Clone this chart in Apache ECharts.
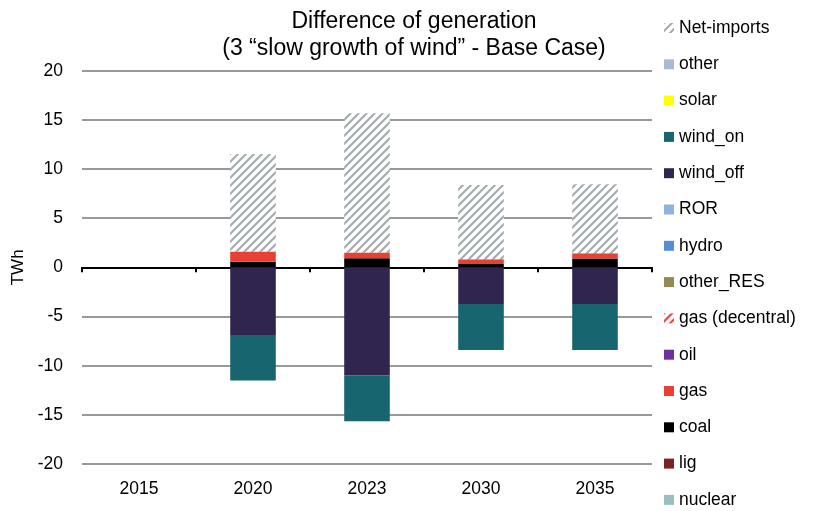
<!DOCTYPE html>
<html>
<head>
<meta charset="utf-8">
<script src="https://cdn.jsdelivr.net/npm/echarts@6/dist/echarts.min.js"></script>
<style>
html,body{margin:0;padding:0;background:#fff;}
#c{width:814px;height:511px;}
</style>
</head>
<body>
<div id="c"></div>
<script>
const categories = ['2015', '2020', '2023', '2030', '2035'];
const yTicks = [-20, -15, -10, -5, 0, 5, 10, 15, 20];
const nuclear = [0, 0, 0, 0, 0];
const lig = [0, 0, 0, 0, 0];
const coal = [0, 0.58, 0.93, 0.35, 0.89];
const gas = [0, 1.02, 0.57, 0.47, 0.54];
const oil = [0, 0, 0, 0, 0];
const gasDecentral = [0, 0, 0, 0, 0];
const otherRES = [0, 0, 0, 0, 0];
const hydro = [0, 0, 0, 0, 0];
const ror = [0, 0, 0, 0, 0];
const windOff = [0, -6.88, -10.98, -3.72, -3.72];
const windOn = [0, -4.64, -4.68, -4.68, -4.68];
const solar = [0, 0, 0, 0, 0];
const other = [0, 0, 0, 0, 0];
const netImports = [0, 9.94, 14.18, 7.56, 7.02];

function hatch(color, bg) {
  const c = document.createElement('canvas');
  c.width = 8; c.height = 8;
  const g = c.getContext('2d');
  g.fillStyle = bg; g.fillRect(0, 0, 8, 8);
  g.strokeStyle = color; g.lineWidth = 2.2;
  g.beginPath();
  g.moveTo(-2, 10); g.lineTo(10, -2);
  g.moveTo(-6, 6); g.lineTo(6, -6);
  g.moveTo(2, 14); g.lineTo(14, 2);
  g.stroke();
  return { image: c, repeat: 'repeat' };
}

const seriesDefs = [
  ['nuclear', nuclear, '#9BBFC1'],
  ['lig', lig, '#7B2226'],
  ['coal', coal, '#000000'],
  ['gas', gas, '#E84033'],
  ['oil', oil, '#7030A0'],
  ['gas (decentral)', gasDecentral, hatch('#E84033', '#ffffff')],
  ['other_RES', otherRES, '#948A54'],
  ['hydro', hydro, '#558ED5'],
  ['ROR', ror, '#8DB3E2'],
  ['wind_off', windOff, '#30254F'],
  ['wind_on', windOn, '#17666F'],
  ['solar', solar, '#FFFF00'],
  ['other', other, '#A9B9D6'],
  ['Net-imports', netImports, hatch('#A5ACAF', '#ffffff')]
];

const font = 'Liberation Sans, Arial, sans-serif';
const chart = echarts.init(document.getElementById('c'), null, { renderer: 'canvas' });
chart.setOption({
  animation: false,
  backgroundColor: '#ffffff',
  title: {
    text: 'Difference of generation\n(3 \u201Cslow growth of wind\u201D - Base Case)',
    left: 414, top: 8, textAlign: 'center', padding: 0,
    textStyle: { fontFamily: font, fontSize: 23, fontWeight: 'normal', color: '#000', lineHeight: 27 }
  },
  legend: {
    orient: 'vertical', left: 664, top: 18, height: 494, padding: 0,
    itemWidth: 10, itemHeight: 10, itemGap: 16.3,
    icon: 'rect',
    data: seriesDefs.map(d => d[0]).slice().reverse(),
    textStyle: { fontFamily: font, fontSize: 17.5, color: '#000', lineHeight: 20 }
  },
  grid: { left: 82, right: 162, top: 70.7, bottom: 47, containLabel: false },
  xAxis: [
    {
      type: 'category', data: categories, position: 'bottom',
      axisLine: { onZero: true, lineStyle: { color: '#000', width: 2 } },
      axisTick: { show: true, length: 5, lineStyle: { color: '#000', width: 2 } },
      axisLabel: { show: false }
    },
    {
      type: 'category', data: categories, position: 'bottom',
      axisLine: { show: false, onZero: false }, axisTick: { show: false },
      axisLabel: { margin: 16, fontFamily: font, fontSize: 17.5, color: '#000' }
    }
  ],
  yAxis: {
    type: 'value', min: yTicks[0], max: yTicks[yTicks.length - 1], interval: 5,
    name: 'TWh', nameLocation: 'middle', nameGap: 51, nameRotate: 90,
    nameTextStyle: { fontFamily: font, fontSize: 17, color: '#000' },
    axisLine: { show: false }, axisTick: { show: false },
    axisLabel: { margin: 19, fontFamily: font, fontSize: 17.5, color: '#000' },
    splitLine: { lineStyle: { color: '#999999', width: 2 } }
  },
  series: seriesDefs.map(d => ({
    name: d[0], type: 'bar', stack: 'total', data: d[1], xAxisIndex: 0,
    barWidth: '40%',
    itemStyle: { color: d[2] },
    emphasis: { disabled: true }
  }))
});
</script>
</body>
</html>
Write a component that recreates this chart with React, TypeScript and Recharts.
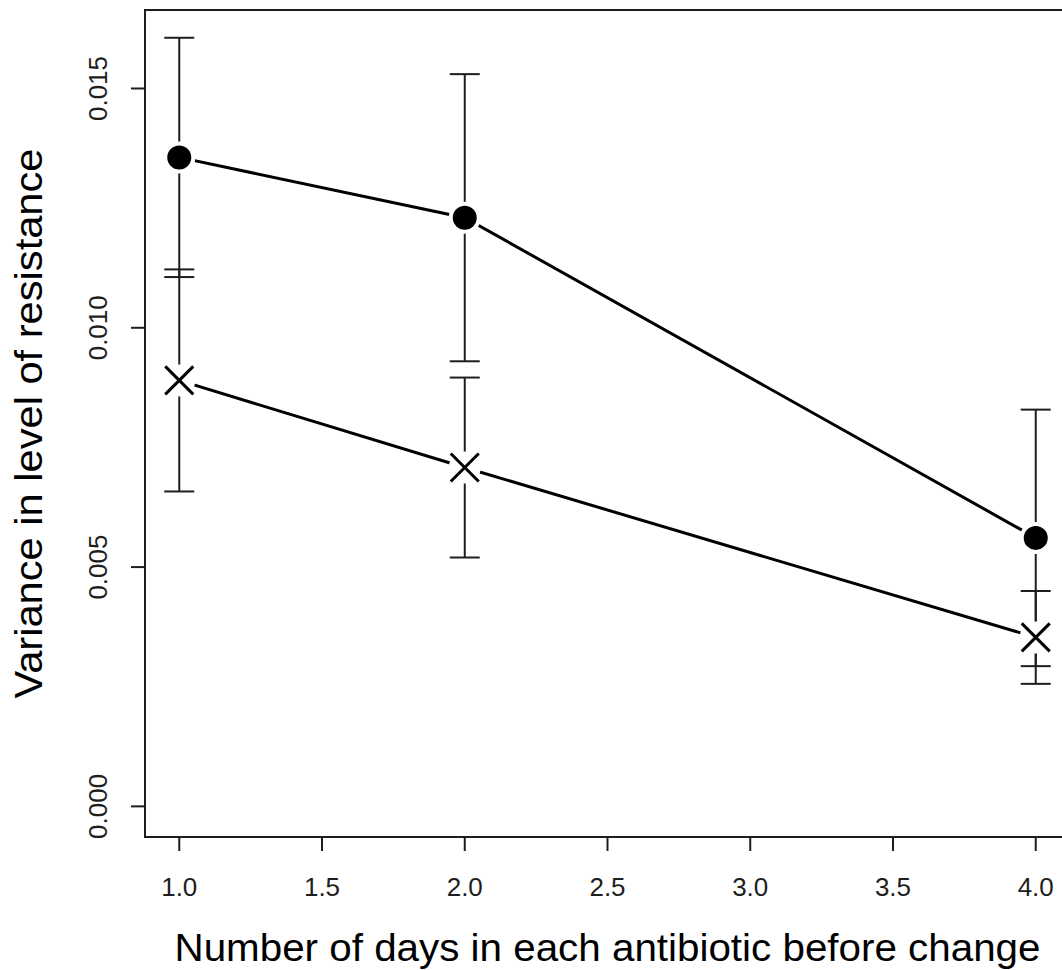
import React from "react";
import { LineChart, Line, XAxis, YAxis, ErrorBar, ReferenceArea, Label } from "recharts";

const DAYS = [1, 2, 4];
const CIRCLE_MEAN = [0.01356, 0.0123, 0.00561];
const CIRCLE_ERR = [0.0025, 0.003, 0.00268];
const CROSS_MEAN = [0.0089, 0.00708, 0.00353];
const CROSS_ERR = [0.00232, 0.00188, 0.00097];

const X_TICKS = [1, 1.5, 2, 2.5, 3, 3.5, 4];
const Y_TICKS = [0, 0.005, 0.01, 0.015];
const X_DOMAIN: [number, number] = [0.88, 4.12];
const Y_DOMAIN: [number, number] = [-0.00064, 0.01664];

const FONT = "'Liberation Sans', Arial, sans-serif";
const INK = "#1e1e1e";

const rows = DAYS.map((day, i) => ({
  day,
  circle: CIRCLE_MEAN[i],
  circleErr: CIRCLE_ERR[i],
  cross: CROSS_MEAN[i],
  crossErr: CROSS_ERR[i],
}));

// white disc under each point so the connecting line stops short of the symbol
const HaloDot = (props: any) => {
  const { cx, cy } = props;
  if (cx == null || cy == null) return null;
  return <circle cx={cx} cy={cy} r={16} fill="#fff" stroke="none" />;
};

const CircleDot = (props: any) => {
  const { cx, cy } = props;
  if (cx == null || cy == null) return null;
  return <circle cx={cx} cy={cy} r={12} fill="#000" stroke="none" />;
};

const CrossDot = (props: any) => {
  const { cx, cy } = props;
  if (cx == null || cy == null) return null;
  const s = 14;
  return (
    <g stroke="#000" strokeWidth={3}>
      <line x1={cx - s} y1={cy - s} x2={cx + s} y2={cy + s} />
      <line x1={cx - s} y1={cy + s} x2={cx + s} y2={cy - s} />
    </g>
  );
};

const XTick = (props: any) => {
  const { x, y, payload } = props;
  return (
    <text x={x} y={y + 43} textAnchor="middle" fontSize={26} fontFamily={FONT} fill={INK}>
      {Number(payload.value).toFixed(1)}
    </text>
  );
};

const YTick = (props: any) => {
  const { x, y, payload } = props;
  const bx = x - 22;
  return (
    <text
      x={bx}
      y={y}
      transform={`rotate(-90 ${bx} ${y})`}
      textAnchor="middle"
      fontSize={26}
      fontFamily={FONT}
      fill={INK}
    >
      {Number(payload.value).toFixed(3)}
    </text>
  );
};

const XTitle = (props: any) => {
  const { x, y, width } = props.viewBox;
  return (
    <text
      x={x + width / 2}
      y={y + 124}
      textAnchor="middle"
      fontSize={38}
      fontFamily={FONT}
      fill="#000"
      textLength={866}
      lengthAdjust="spacingAndGlyphs"
    >
      Number of days in each antibiotic before change
    </text>
  );
};

const YTitle = (props: any) => {
  const { y, height } = props.viewBox;
  const bx = 42;
  const cy = y + height / 2;
  return (
    <text
      x={bx}
      y={cy}
      transform={`rotate(-90 ${bx} ${cy})`}
      textAnchor="middle"
      fontSize={38}
      fontFamily={FONT}
      fill="#000"
      textLength={550}
      lengthAdjust="spacingAndGlyphs"
    >
      Variance in level of resistance
    </text>
  );
};

export default function App() {
  return (
    <div
      style={{
        position: "absolute",
        left: 0,
        top: 0,
        width: 1062,
        height: 970,
        overflow: "hidden",
        background: "#fff",
      }}
    >
      <LineChart width={1075} height={970} data={rows} margin={{ top: 10, right: 5, bottom: 0, left: 0 }}>
        <XAxis
          dataKey="day"
          type="number"
          domain={X_DOMAIN}
          ticks={X_TICKS}
          allowDataOverflow
          height={133}
          axisLine={false}
          tickSize={14}
          tickLine={{ stroke: INK, strokeWidth: 2 }}
          tick={XTick}
          interval={0}
        >
          <Label content={XTitle} />
        </XAxis>
        <YAxis
          type="number"
          domain={Y_DOMAIN}
          ticks={Y_TICKS}
          allowDataOverflow
          width={145}
          axisLine={false}
          tickSize={14}
          tickLine={{ stroke: INK, strokeWidth: 2 }}
          tick={YTick}
          interval={0}
        >
          <Label content={YTitle} />
        </YAxis>

        <ReferenceArea
          x1={X_DOMAIN[0]}
          x2={X_DOMAIN[1]}
          y1={Y_DOMAIN[0]}
          y2={Y_DOMAIN[1]}
          fill="none"
          stroke={INK}
          strokeWidth={2}
          ifOverflow="visible"
        />

        {/* connecting lines with gaps at the points */}
        <Line
          dataKey="circle"
          stroke="#000"
          strokeWidth={3}
          dot={HaloDot}
          activeDot={false}
          isAnimationActive={false}
        />
        <Line
          dataKey="cross"
          stroke="#000"
          strokeWidth={3}
          dot={HaloDot}
          activeDot={false}
          isAnimationActive={false}
        />

        {/* error bars and symbols on top */}
        <Line
          dataKey="circle"
          stroke="none"
          dot={CircleDot}
          activeDot={false}
          isAnimationActive={false}
        >
          <ErrorBar dataKey="circleErr" direction="y" width={15} stroke={INK} strokeWidth={2} isAnimationActive={false} />
        </Line>
        <Line
          dataKey="cross"
          stroke="none"
          dot={CrossDot}
          activeDot={false}
          isAnimationActive={false}
        >
          <ErrorBar dataKey="crossErr" direction="y" width={15} stroke={INK} strokeWidth={2} isAnimationActive={false} />
        </Line>
      </LineChart>
    </div>
  );
}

—————

Pictures are excluded; extract exactly the lines from the start of the data through the line that holds "const netImports = [0, 9.94, 14.18, 7.56, 7.02];", both ends included.

*Reply to the task:*
Clone this chart in Apache ECharts.
<!DOCTYPE html>
<html>
<head>
<meta charset="utf-8">
<script src="https://cdn.jsdelivr.net/npm/echarts@6/dist/echarts.min.js"></script>
<style>
html,body{margin:0;padding:0;background:#fff;}
#c{width:814px;height:511px;}
</style>
</head>
<body>
<div id="c"></div>
<script>
const categories = ['2015', '2020', '2023', '2030', '2035'];
const yTicks = [-20, -15, -10, -5, 0, 5, 10, 15, 20];
const nuclear = [0, 0, 0, 0, 0];
const lig = [0, 0, 0, 0, 0];
const coal = [0, 0.58, 0.93, 0.35, 0.89];
const gas = [0, 1.02, 0.57, 0.47, 0.54];
const oil = [0, 0, 0, 0, 0];
const gasDecentral = [0, 0, 0, 0, 0];
const otherRES = [0, 0, 0, 0, 0];
const hydro = [0, 0, 0, 0, 0];
const ror = [0, 0, 0, 0, 0];
const windOff = [0, -6.88, -10.98, -3.72, -3.72];
const windOn = [0, -4.64, -4.68, -4.68, -4.68];
const solar = [0, 0, 0, 0, 0];
const other = [0, 0, 0, 0, 0];
const netImports = [0, 9.94, 14.18, 7.56, 7.02];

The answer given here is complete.